HANSAINVEST has outsourced portfolio and asset management for its funds to various external portfolio and asset managers as permitted by law. The portfolio managers exercise discretion when making investment decisions in line with the fund’s investment terms and conditions. This also applies to investment decisions made by the asset manager. Whether and to what extent sustainability risks are taken into account here essentially depends on the investment strategy for the individual fund. HANSAINVEST has no influence over this. However, prior to outsourcing or commissioning (and then on an ongoing basis) it will assess whether a business partner faces sustainability risks in the form of governance or compliance shortcomings. In particular, this allows it to prevent reputational risks that could arise if HANSAINVEST and/or one of its funds was linked to questionable or even criminal practices at one of its partners. It asks its (future) portfolio and asset managers what procedures they have in place to account for sustainability aspects. In addition, HANSAINVEST is responsible for ensuring that its funds, including the investment decisions, are managed in line with applicable legal and contractual frameworks, in particular in terms of considering and disclosing sustainability risks.
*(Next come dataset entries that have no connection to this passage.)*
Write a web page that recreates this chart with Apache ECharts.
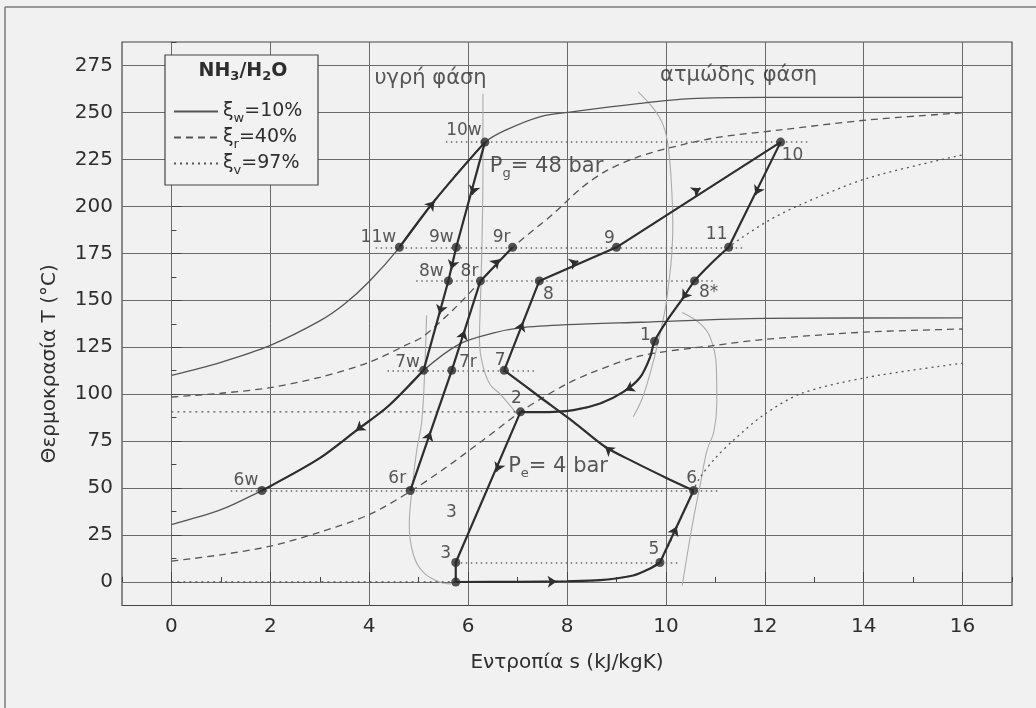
<!DOCTYPE html>
<html>
<head>
<meta charset="utf-8">
<script src="https://cdn.jsdelivr.net/npm/echarts@6/dist/echarts.min.js"></script>
<style>
  html, body { margin: 0; padding: 0; background: #f1f1f1; }
  #main { width: 1036px; height: 708px; }
</style>
</head>
<body>
<div id="main"></div>
<script>
// tick labels
var sTicks = [0, 2, 4, 6, 8, 10, 12, 14, 16];
var tTicks = [0, 25, 50, 75, 100, 125, 150, 175, 200, 225, 250, 275];

// isobars [s, T] (48 bar = upper, 4 bar = lower)
var w48 = [[0, 110], [1, 117], [2, 126], [3, 139], [3.5, 148], [4, 160], [4.61, 178], [5.32, 203], [6.34, 234],
  [6.77, 240.7], [7.45, 247.7], [8.13, 250.4], [9.48, 254.8], [10.5, 257.3], [12, 258], [14, 258], [16, 258]];
var w4 = [[0, 30.6], [1, 38.5], [1.83, 48.7], [2, 51], [3, 66], [3.73, 80.5], [4.4, 94], [5.1, 112.7], [5.83, 126.8],
  [6.5, 132.5], [7.05, 135.3], [8, 137], [9.5, 138.3], [12, 140.4], [16, 140.6]];
var r48 = [[0, 98.5], [1, 100.5], [2, 103.5], [3, 109], [4, 117], [4.81, 127], [5.08, 130.5], [5.7, 145], [6.25, 160],
  [6.9, 178], [7.72, 196], [8.3, 210], [8.8, 219], [9.4, 226], [10.05, 231], [11, 236.5], [12.32, 240.7], [14.08, 246], [16, 249.8]];
var r4 = [[0, 11.1], [1, 14.5], [2, 19.1], [3, 26.5], [4, 35.9], [4.83, 48.2], [5.5, 60], [6.3, 75.5], [7.06, 90.6],
  [7.5, 98], [8, 105.5], [8.5, 111.5], [9.5, 120.5], [11, 126], [12, 129.2], [14, 133], [16, 134.7]];
var v48 = [[0, 90.6], [7.06, 90.6], [7.45, 90.4], [8.13, 91.5], [8.67, 95], [9.14, 101.2], [9.48, 109], [9.68, 119.7],
  [9.77, 128.2], [10.02, 139.1], [10.33, 150.6], [10.58, 160.3], [10.9, 169.2], [11.27, 178.3], [12.05, 192],
  [12.73, 201], [14.08, 215], [16, 227.4]];
var v4 = [[0, 0], [5.75, 0], [7, 0.1], [8, 0.4], [8.67, 1], [9.34, 3.5], [9.7, 7.5], [9.88, 10.3], [10.56, 49.1],
  [10.7, 56], [11, 66], [11.37, 75.6], [11.97, 88.8], [12.73, 100.3], [14.08, 109], [16, 116.5]];

// thin grey boundary curves
var grey1 = [[6.3, 260], [6.3, 220], [6.28, 180], [6.25, 150], [6.23, 128.6], [6.3, 115], [6.45, 105], [6.64, 100.3], [6.98, 89.7]];
var grey2 = [[5.16, 142], [5.12, 111], [5.06, 85], [4.96, 70], [4.88, 52.6], [4.81, 30], [4.9, 14], [5.1, 5], [5.42, 0], [5.65, -1]];
var grey3 = [[9.44, 261], [9.75, 252], [9.95, 243], [10.05, 231], [10.12, 208], [10.14, 190], [10.12, 175], [10.08, 164],
  [9.99, 146], [9.85, 128.5], [9.68, 111], [9.51, 97], [9.34, 88]];
var grey4 = [[10.33, 143.5], [10.7, 137.4], [10.9, 130], [11.02, 115], [11.03, 95], [10.97, 80], [10.83, 70], [10.7, 52.6],
  [10.53, 29.7], [10.33, -2]];

// cycle paths (bold)
var pathW1 = [[4.61, 178.2], [5.32, 203], [6.34, 234.2]];
var pathW2 = [[6.34, 234.2], [5.76, 178.2], [5.6, 160.3], [5.1, 112.7]];
var pathW3 = [[5.1, 112.7], [4.4, 94], [3.73, 80.5], [3, 66], [2, 51], [1.83, 48.7]];
var pathR = [[4.83, 48.7], [5.67, 112.7], [6.25, 160.3], [6.9, 178.2]];
var pathV1 = [[6.73, 112.7], [7.44, 160.3], [9.0, 178.2], [12.32, 234.2], [11.27, 178.2]];
var pathV2 = [[11.27, 178.2], [10.9, 169.2], [10.58, 160.3], [10.33, 150.6], [10.02, 139.1], [9.77, 128.2], [9.68, 119.7],
  [9.48, 109], [9.14, 101.2], [8.67, 95], [8.13, 91.5], [7.45, 90.4], [7.06, 90.6]];
var pathV3 = [[10.56, 48.7], [10.02, 55.3], [9.34, 64.1], [8.77, 72], [8.13, 85.3], [7.45, 98.5], [6.73, 112.7]];
var pathV4 = [[7.06, 90.6], [5.75, 10.4], [5.75, 0]];
var pathV5 = [[5.75, 0], [7, 0.1], [8, 0.4], [8.67, 1], [9.34, 3.5], [9.7, 7.5], [9.88, 10.4]];
var pathV6 = [[9.88, 10.4], [10.56, 48.7]];

// state points
var pointNames = ['10w', '11w', '9w', '9r', '9', '8w', '8r', '8', '1', '7w', '7r', '7', '2', '10', '11', '8*', '6w', '6r', '3', '', '5', '6'];
var pointS = [6.34, 4.61, 5.76, 6.9, 9.0, 5.6, 6.25, 7.44, 9.77, 5.1, 5.67, 6.73, 7.06, 12.32, 11.27, 10.58, 1.83, 4.83, 5.75, 5.75, 9.88, 10.56];
var pointT = [234.2, 178.2, 178.2, 178.2, 178.2, 160.3, 160.3, 160.3, 128.2, 112.7, 112.7, 112.7, 90.6, 234.2, 178.2, 160.3, 48.7, 48.7, 10.4, 0, 10.4, 48.7];

// dotted isotherms through the points
var guideT = [234.2, 178.2, 160.3, 112.7, 48.7, 10.4];
var guideFrom = [5.55, 4.13, 4.95, 4.37, 1.2, 5.75];
var guideTo = [12.86, 11.57, 10.97, 7.38, 11.1, 10.3];

// flow arrows: [s, T, towards s, towards T]
var arrows = [[5.32, 202.7, 6.34, 234], [6.08, 206.2, 5.76, 178], [5.66, 166.5, 5.6, 160.5], [5.42, 142.7, 5.1, 112.7],
  [3.73, 80.5, 3.0, 66], [5.24, 80, 5.67, 112.7], [5.93, 133.9, 6.25, 160.3], [6.64, 171.8, 6.9, 178.2],
  [7.11, 138.3, 7.44, 160.3], [8.23, 170.8, 9.0, 178.2], [10.7, 209.7, 12.32, 234.2], [11.81, 206.2, 11.27, 178.2],
  [10.33, 150.6, 10.02, 139.1], [9.18, 102, 8.67, 95], [8.77, 72, 8.13, 85.3], [6.57, 58.8, 5.75, 10.4],
  [7.79, 0.3, 8.67, 1], [10.22, 29.5, 10.56, 48.7]];

// annotations
var annoParts = [['υγρή φάση'], ['ατμώδης φάση'], ['P', 'g', '= 48 bar'], ['P', 'e', '= 4 bar'], ['3']];
var annoS = [5.24, 11.47, 6.44, 6.81, 5.66];
var annoT = [267.8, 269.4, 221, 61.4, 36.8];

// legend
var legendNames = ['w', 'r', 'v'];
var legendPct = ['10%', '40%', '97%'];
var titleParts = ['NH', '3', '/H', '2', 'O'];

var chart = echarts.init(document.getElementById('main'));

var labelOffset = {
  '10w': [-21, -12], '11w': [-21, -10], '9w': [-15, -10], '9r': [-11, -10], '9': [-7, -9],
  '8w': [-17, -9], '8r': [-11, -9], '8': [9, 14], '1': [-9, -6], '7w': [-16, -8], '7r': [16, -8],
  '7': [-4, -10], '2': [-4, -13], '10': [12, 13], '11': [-12, -13], '8*': [14, 12], '6w': [-16, -10],
  '6r': [-13, -12], '3': [-10, -9], '5': [-6, -13], '6': [-2, -12]
};

var ink = '#2e2e2e';
var curveColor = '#555';
var dashes = { w: 'solid', r: [7, 5], v: [2, 4] };

function isobar(name, data) {
  return {
    type: 'line', name: name, data: data, smooth: 0.3, symbol: 'none', showSymbol: false, silent: true, z: 2,
    itemStyle: { color: curveColor },
    lineStyle: { color: curveColor, width: 1.3, type: dashes[name] }
  };
}
function grey(data) {
  return {
    type: 'line', name: 'grey', data: data, smooth: 0.4, symbol: 'none', silent: true, z: 1,
    lineStyle: { color: '#ababab', width: 1.1 }
  };
}
function bold(data, smooth) {
  return {
    type: 'line', name: 'cycle', data: data, smooth: smooth ? 0.3 : false, symbol: 'none', silent: true, z: 3,
    lineStyle: { color: ink, width: 2.2 }
  };
}

var series = [
  isobar('w', w48), isobar('w', w4), isobar('r', r48), isobar('r', r4), isobar('v', v48), isobar('v', v4),
  grey(grey1), grey(grey2), grey(grey3), grey(grey4),
  {
    type: 'lines', coordinateSystem: 'cartesian2d', silent: true, z: 2,
    data: guideT.map(function (t, i) { return { coords: [[guideFrom[i], t], [guideTo[i], t]] }; }),
    lineStyle: { color: '#6a6a6a', width: 1.5, type: [1.5, 3.5], opacity: 1 }
  },
  bold(pathW1, true), bold(pathW2, false), bold(pathW3, true), bold(pathR, false),
  bold(pathV1, false), bold(pathV2, true), bold(pathV3, true), bold(pathV4, false),
  bold(pathV5, true), bold(pathV6, false),
  {
    type: 'lines', coordinateSystem: 'cartesian2d', silent: true, z: 4,
    symbol: ['none', 'arrow'], symbolSize: 9,
    data: arrows.map(function (a) {
      var k = 0.04;
      return { coords: [[a[0] - k * (a[2] - a[0]), a[1] - k * (a[3] - a[1])], [a[0], a[1]]] };
    }),
    lineStyle: { color: ink, width: 2, opacity: 1 }
  },
  {
    type: 'scatter', name: 'points', silent: true, z: 5, symbolSize: 9,
    itemStyle: { color: '#2b2b2b' },
    data: pointNames.map(function (n, i) {
      var off = labelOffset[n] || [0, 0];
      return {
        value: [pointS[i], pointT[i]],
        label: { show: n !== '', formatter: n, position: 'inside', offset: off, fontSize: 17, color: ink, textBorderWidth: 0 }
      };
    })
  },
  {
    type: 'scatter', name: 'notes', silent: true, z: 5, symbolSize: 0,
    data: annoParts.map(function (p, i) {
      var txt = p.length === 3 ? '{m|' + p[0] + '}{s|' + p[1] + '}{m|' + p[2] + '}' : '{m|' + p[0] + '}';
      return {
        value: [annoS[i], annoT[i]],
        label: {
          show: true, formatter: txt,
          position: p.length === 3 ? 'right' : 'inside', distance: 0,
          rich: {
            m: { fontSize: p[0] === '3' ? 17 : 21, color: ink, lineHeight: 26, verticalAlign: 'middle' },
            s: { fontSize: 13, color: ink, height: 12, verticalAlign: 'bottom' }
          }
        }
      };
    })
  }
];

var option = {
  backgroundColor: '#f1f1f1',
  animation: false,
  textStyle: { fontFamily: 'DejaVu Sans', color: ink },
  grid: { left: 122, right: 24, top: 42, bottom: 102.5, show: true, borderColor: '#444', borderWidth: 1.2 },
  xAxis: [{
    type: 'value', min: -1, max: 17, interval: 1,
    axisLine: { show: false },
    axisTick: { inside: true, length: 5, lineStyle: { color: '#444' } },
    axisLabel: {
      fontSize: 20, color: ink, margin: 11,
      formatter: function (v) { return sTicks.indexOf(v) >= 0 ? String(v) : ''; }
    },
    splitLine: { show: true, showMinLine: false, showMaxLine: false, lineStyle: { color: ['#6a6a6a', 'rgba(0,0,0,0)'], width: 1 } },
    name: 'Εντροπία s (kJ/kgK)', nameLocation: 'middle', nameGap: 47,
    nameTextStyle: { fontSize: 20, color: ink }
  }, {
    type: 'value', min: -1, max: 17, position: 'bottom',
    axisLine: { show: false },
    axisTick: { inside: true, length: 10, customValues: sTicks, lineStyle: { color: '#444' } },
    axisLabel: { show: false }, splitLine: { show: false }
  }],
  yAxis: [{
    type: 'value', min: -12.5, max: 287.5, interval: 12.5,
    axisLine: { show: false },
    axisTick: { inside: true, length: 5, lineStyle: { color: '#444' } },
    axisLabel: {
      fontSize: 20, color: ink, margin: 9,
      formatter: function (v) { return tTicks.indexOf(v) >= 0 ? String(v) : ''; }
    },
    splitLine: { show: true, showMinLine: false, showMaxLine: false, lineStyle: { color: ['#6a6a6a', 'rgba(0,0,0,0)'], width: 1 } },
    name: 'Θερμοκρασία T (°C)', nameLocation: 'middle', nameGap: 62,
    nameTextStyle: { fontSize: 20, color: ink, padding: [0, 80, 0, 0] }
  }, {
    type: 'value', min: -12.5, max: 287.5, position: 'left',
    axisLine: { show: false },
    axisTick: { inside: true, length: 10, customValues: tTicks, lineStyle: { color: '#444' } },
    axisLabel: { show: false }, splitLine: { show: false }
  }],
  legend: {
    data: legendNames, orient: 'vertical', left: 168, top: 97, itemGap: 3,
    itemWidth: 44, itemHeight: 14, selectedMode: false, z: 6,
    itemStyle: { color: 'rgba(0,0,0,0)', borderWidth: 0, opacity: 0 },
    formatter: function (name) {
      var i = legendNames.indexOf(name);
      return '{x|ξ}{s|' + name + '}{x|=' + legendPct[i] + '}';
    },
    textStyle: {
      rich: {
        x: { fontSize: 19, color: ink, lineHeight: 26, verticalAlign: 'middle' },
        s: { fontSize: 13, color: ink, height: 12, verticalAlign: 'bottom' }
      }
    }
  },
  graphic: [
    { type: 'line', silent: true, z: 0, shape: { x1: 5, y1: 7, x2: 1036, y2: 7 }, style: { stroke: '#7a7a7a', lineWidth: 1.5 } },
    { type: 'line', silent: true, z: 0, shape: { x1: 5, y1: 7, x2: 5, y2: 708 }, style: { stroke: '#7a7a7a', lineWidth: 1.5 } },
    { type: 'rect', silent: true, z: 5, shape: { x: 165, y: 55, width: 153, height: 130 }, style: { fill: '#f2f2f2', stroke: '#444', lineWidth: 1.2 } },
    {
      type: 'text', silent: true, z: 7, x: 243, y: 71,
      style: {
        text: '{a|' + titleParts[0] + '}{b|' + titleParts[1] + '}{a|' + titleParts[2] + '}{b|' + titleParts[3] + '}{a|' + titleParts[4] + '}',
        align: 'center', verticalAlign: 'middle',
        rich: {
          a: { fontSize: 19, fontWeight: 'bold', fontFamily: 'DejaVu Sans', fill: ink, lineHeight: 24, verticalAlign: 'middle' },
          b: { fontSize: 13, fontWeight: 'bold', fontFamily: 'DejaVu Sans', fill: ink, height: 12, verticalAlign: 'bottom' }
        }
      }
    }
  ],
  series: series
};

chart.setOption(option);
</script>
</body>
</html>
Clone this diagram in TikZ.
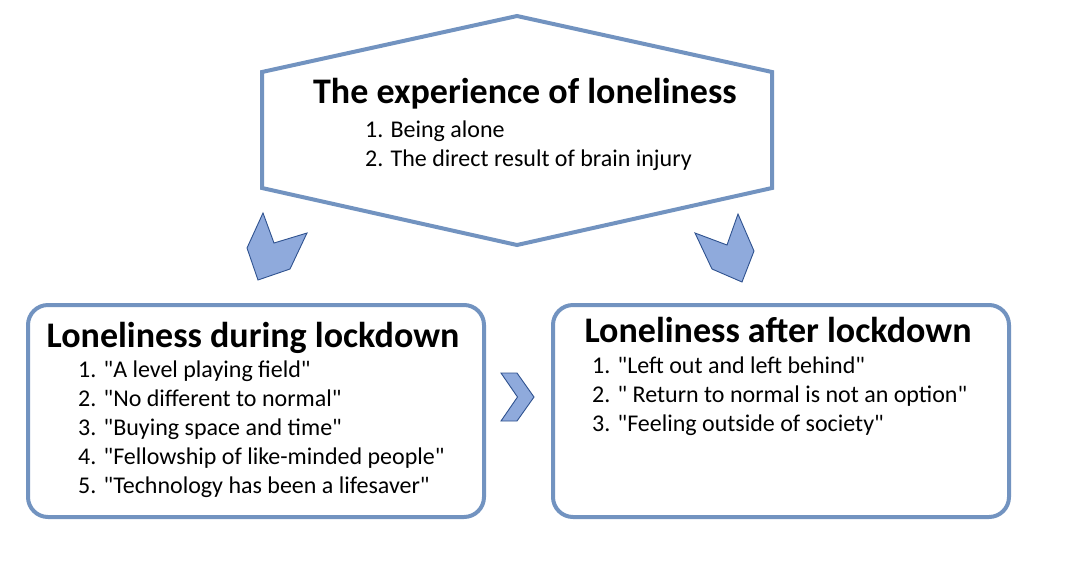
\documentclass[tikz,border=0pt]{standalone}
\usepackage{fontspec}
\setmainfont{Carlito}[Ligatures=TeXOff]
\definecolor{boxblue}{HTML}{7293C0}
\definecolor{chevfill}{HTML}{8FAADC}
\definecolor{chevline}{HTML}{2F528F}
\tikzset{
  outline/.style={draw=boxblue, line width=4pt},
  roundbox/.style={outline, rounded corners=20pt, minimum width=456pt, minimum height=212pt, anchor=north west, inner sep=0pt},
  chev/.style={fill=chevfill, draw=chevline, line width=0.9pt, line join=miter},
  titletext/.style={anchor=base, inner sep=0pt, font=\fontsize{36}{42}\selectfont\bfseries},
  itemtext/.style={anchor=base west, inner sep=0pt, font=\fontsize{24}{29}\selectfont},
}
\begin{document}
\begin{tikzpicture}[x=1pt,y=-1pt]
\useasboundingbox (0,0) rectangle (1090,566);
% hexagon
\coordinate (hT) at (517,16);
\coordinate (hUR) at (772,72);
\coordinate (hLR) at (772,188);
\coordinate (hB) at (517,245);
\coordinate (hLL) at (262,188);
\coordinate (hUL) at (262,72);
\draw[outline, line join=miter] (hT) -- (hUR) -- (hLR) -- (hB) -- (hLL) -- (hUL) -- cycle;
\node[titletext] (toptitle) at (525,103) {The experience of loneliness};
\node[itemtext] (top1) at (365,137) {1. Being alone};
\node[itemtext] (top2) at (365,166) {2. The direct result of brain injury};
% boxes
\node[roundbox] (during) at (26,303) {};
\node[roundbox] (after) at (551,303) {};
\node[titletext] (durtitle) at (253,347) {Loneliness during lockdown};
\node[itemtext] (d1) at (78,377) {1. "A level playing field"};
\node[itemtext] (d2) at (78,406) {2. "No different to normal"};
\node[itemtext] (d3) at (78,435) {3. "Buying space and time"};
\node[itemtext] (d4) at (78,464) {4. "Fellowship of like-minded people"};
\node[itemtext] (d5) at (78,493) {5. "Technology has been a lifesaver"};
\node[titletext] (afttitle) at (778,342) {Loneliness after lockdown};
\node[itemtext] (a1) at (592,373) {1. "Left out and left behind"};
\node[itemtext] (a2) at (592,402) {2. " Return to normal is not an option"};
\node[itemtext] (a3) at (592,431) {3. "Feeling outside of society"};
% chevrons
\draw[chev] (263,213) -- (274,243) -- (307,233) -- (290,269) -- (258,280) -- (247,248) -- cycle;
\draw[chev] (695,233) -- (727,245) -- (738,214) -- (754,251) -- (742,282) -- (712,269) -- cycle;
\draw[chev] (501,373) -- (517,373) -- (534,397) -- (517,421) -- (501,421) -- (517.5,397) -- cycle;
\end{tikzpicture}
\end{document}
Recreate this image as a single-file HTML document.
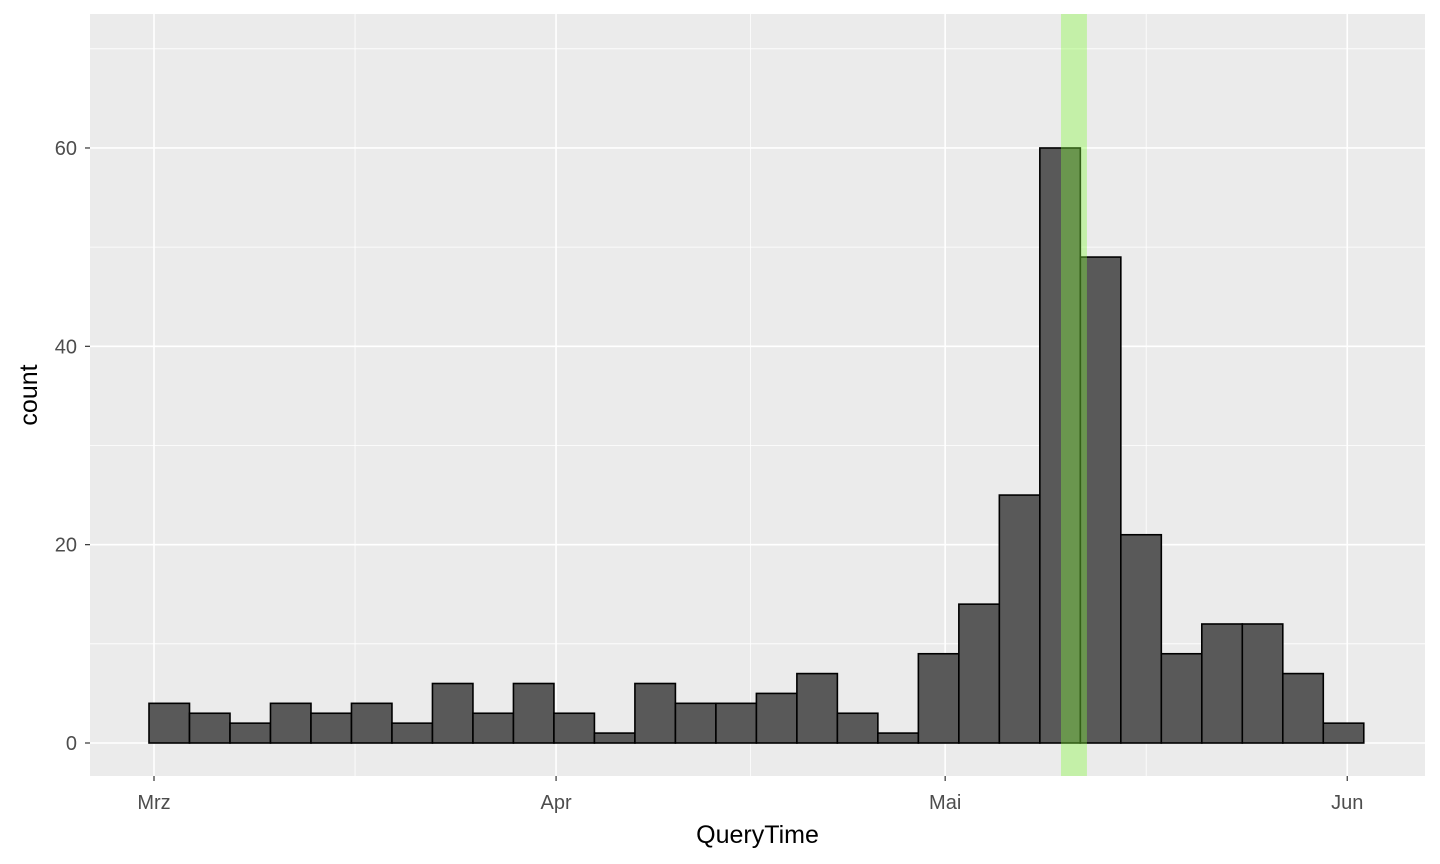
<!DOCTYPE html>
<html><head><meta charset="utf-8"><style>
body{margin:0;background:#fff;}
svg{display:block;font-family:"Liberation Sans",Arial,sans-serif;}
</style></head><body>
<svg id="chart" width="1440" height="864"></svg>
<script>
const counts=[4,3,2,4,3,4,2,6,3,6,3,1,6,4,4,5,7,3,1,9,14,25,60,49,21,9,12,12,7,2];
const binStartDay=-0.385;
const binWidthDays=3.122;
const yTicks=[0,20,40,60];
const yMinor=[10,30,50,70];
const xTickLabels=["Mrz","Apr","Mai","Jun"];
const xTickDays=[0,31,61,92];
const xMinorDays=[15.5,46,76.5];
const highlightStart=69.93, highlightEnd=71.93;

const NS="http://www.w3.org/2000/svg";
const svg=document.getElementById('chart');
const px0=90,px1=1425,py0=14,py1=776;
function X(d){return 154+d*12.97;}
function Y(v){return 743-v*9.917;}
function mk(tag,attrs,parent){const e=document.createElementNS(NS,tag);for(const k in attrs)e.setAttribute(k,attrs[k]);(parent||svg).appendChild(e);return e;}

const panel=mk('rect',{x:px0,y:py0,width:px1-px0,height:py1-py0,fill:'#ebebeb'});



yMinor.forEach(v=>{const l=mk('line',{x1:px0,x2:px1,y1:Y(v),y2:Y(v),stroke:'#fff','stroke-width':0.8});

});
xMinorDays.forEach(d=>{const l=mk('line',{x1:X(d),x2:X(d),y1:py0,y2:py1,stroke:'#fff','stroke-width':0.8});

});
yTicks.forEach(v=>{const l=mk('line',{x1:px0,x2:px1,y1:Y(v),y2:Y(v),stroke:'#fff','stroke-width':1.6});


mk('line',{x1:px0-5,x2:px0,y1:Y(v),y2:Y(v),stroke:'#333','stroke-width':1.2});
const t=mk('text',{x:px0-13,y:Y(v)+7,'text-anchor':'end','font-size':20,fill:'#4d4d4d'});t.textContent=v;

});
xTickDays.forEach((d,i)=>{const l=mk('line',{x1:X(d),x2:X(d),y1:py0,y2:py1,stroke:'#fff','stroke-width':1.6});


mk('line',{x1:X(d),x2:X(d),y1:py1,y2:py1+5,stroke:'#333','stroke-width':1.2});
const t=mk('text',{x:X(d),y:py1+33,'text-anchor':'middle','font-size':20,fill:'#4d4d4d'});t.textContent=xTickLabels[i];

});

counts.forEach((c,i)=>{const x0=X(binStartDay+i*binWidthDays),x1=X(binStartDay+(i+1)*binWidthDays);
const r=mk('rect',{x:x0,y:Y(c),width:x1-x0,height:Y(0)-Y(c),fill:'#595959',stroke:'#000','stroke-width':1.6});

});

const hl=mk('rect',{x:X(highlightStart),y:py0,width:X(highlightEnd)-X(highlightStart),height:py1-py0,fill:'rgb(135,250,60)','fill-opacity':0.38});



const xt=mk('text',{x:(px0+px1)/2,y:843,'text-anchor':'middle','font-size':25,fill:'#000'});xt.textContent='QueryTime';


const yt=mk('text',{x:0,y:0,'text-anchor':'middle','font-size':25,fill:'#000',transform:'translate(37,395) rotate(-90)'});yt.textContent='count';


</script>
</body></html>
INTEGRATION OF SUSTAINABILITY RISKS IN THE REMUNERATION POLICY

In accordance with Article 5 of Regulation (EU) 2019/2088, HANSAINVEST must explain how its remuneration policy is consistent with the integration of sustainability risks. Issues related, for example, to reducing sustainability risks at company level or for individual funds and mandates are not taken into account separately in the remuneration system. These aspects can only indirectly influence remuneration policy and practice as part of the general risk strategy or as part of individual target agreements.

NO CONSIDERATION OF ADVERSE SUSTAINIBILITY IMPACTS

Our company does not currently comprehensively and systematically consider any adverse effects of investment decisions on sustainability factors when managing investments. By sustainability factors, we mean in this context environmental, social and employee concerns, respect for human rights, and the fight against corruption and bribery. The legal requirements for this are new and very detailed. Their careful implementation requires considerable effort on our part. In addition, the relevant data currently available on the market for determining and weighting these issues is not sufficient.